Just a couple of days ago, Tampa Bay was hanging over the edge of the cliff, barely hanging on with a couple of fingertips. As we cued up the dramatic music and waited for the long fall to the crashing waves below, the Lightning did what they usually does in such bleak conditions.

Like some hockey version of Indiana Jones, the Lightning triumphantly pulled their way back to safety and are now eagerly in search of hockey's holiest grail.

The Lightning beat the Caps 4-2 in Thursday night's Game 4 of the Eastern Conference final. That wrapped up back-to-back victories in the nation's capital to even this best-of-seven series at 2 games each.

Now it's a best-of-three with the Lighting back to having home-ice advantage, starting with Game 5 Saturday night at Amalie Arena.
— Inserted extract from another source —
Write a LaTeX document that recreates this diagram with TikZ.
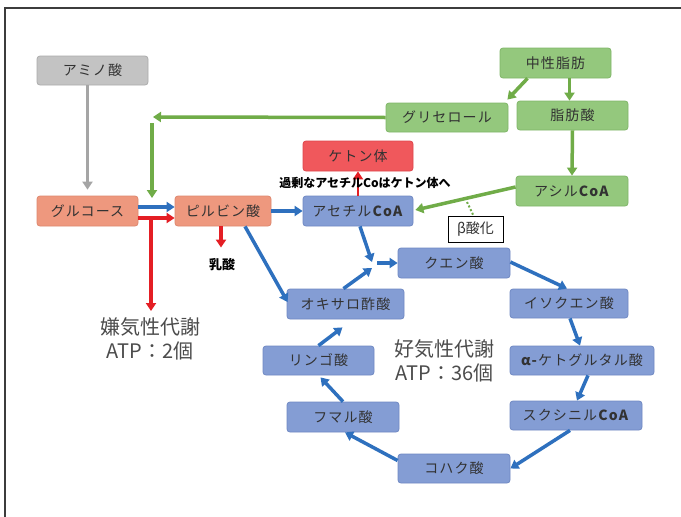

Here's the thing: the Lightning had absolutely no business winning this game. The only reason they did was because of goalie Andrei Vasilevskiy. It was a classic goalie-stealing-a-game victory. Alex Killorn's goal with 8:09 left in the third was the winner of a game it's still hard to believe Tampa Bay won.

The Lightning will gladly take it. And they will gladly take a series tied at 2.
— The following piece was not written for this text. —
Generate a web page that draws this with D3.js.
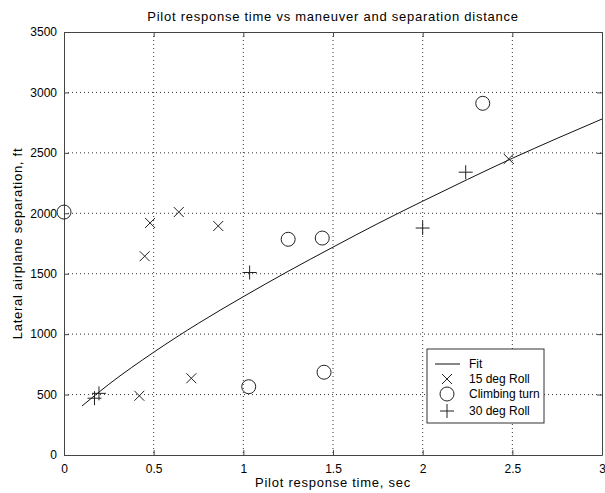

Then again, none of this should come as any great surprise. This is what the Lightning have done in recent postseason history. They back itself into a corner, losing games you never think they will lose, only to crawl out of danger.

Like this series. The Lightning lost the first two games at home. Neither game looked even a little competitive. Vasilevskiy looked leaky. The Lightning at even-strength looked short-handed. Everything that could have gone wrong pretty much did go wrong. All that was left was for the Lightning to turn on their blinker and turn off at the next exit.
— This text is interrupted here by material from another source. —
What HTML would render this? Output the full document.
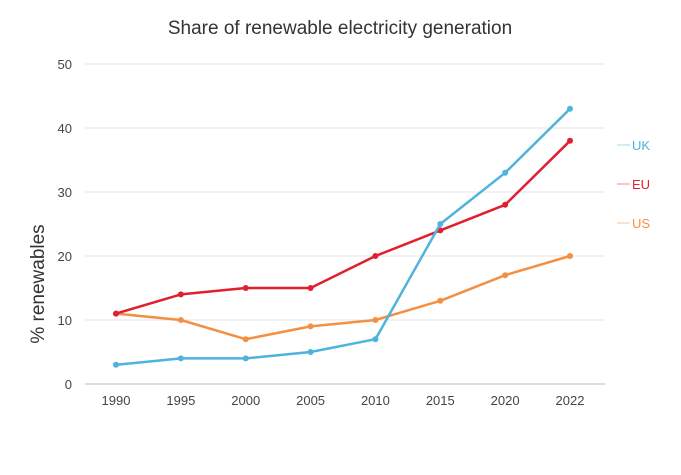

But then they showed up in Washington like a brand new team.

The turnaround starts with Vasilevskiy, who has been nothing but brilliant since the series shifted locations.

Meantime, the rest of the Lightning's best players _ names such as Nikita Kucherov, Steven Stamkos, Brayden Point and Victor Hedman _ have continued to be the Lightning's best players.

The Lightning got off to an uneven start, giving up a goal to Dmitry Orlov on a bomb from the point only 4:28 into the game.

Only 1:10 after Orlov gave the Caps a lead and turned the Capital One Arena into a frenzy, the Lightning came right back.

A tick-tack-toe passing play resulted in an easy tap-in goal for Point _ his seventh of these playoffs.

Then the captain continued his hot streak. Stamkos knocked in a rebound on the power play for his seventh of the playoffs and his sixth goal in the past seven postseason games.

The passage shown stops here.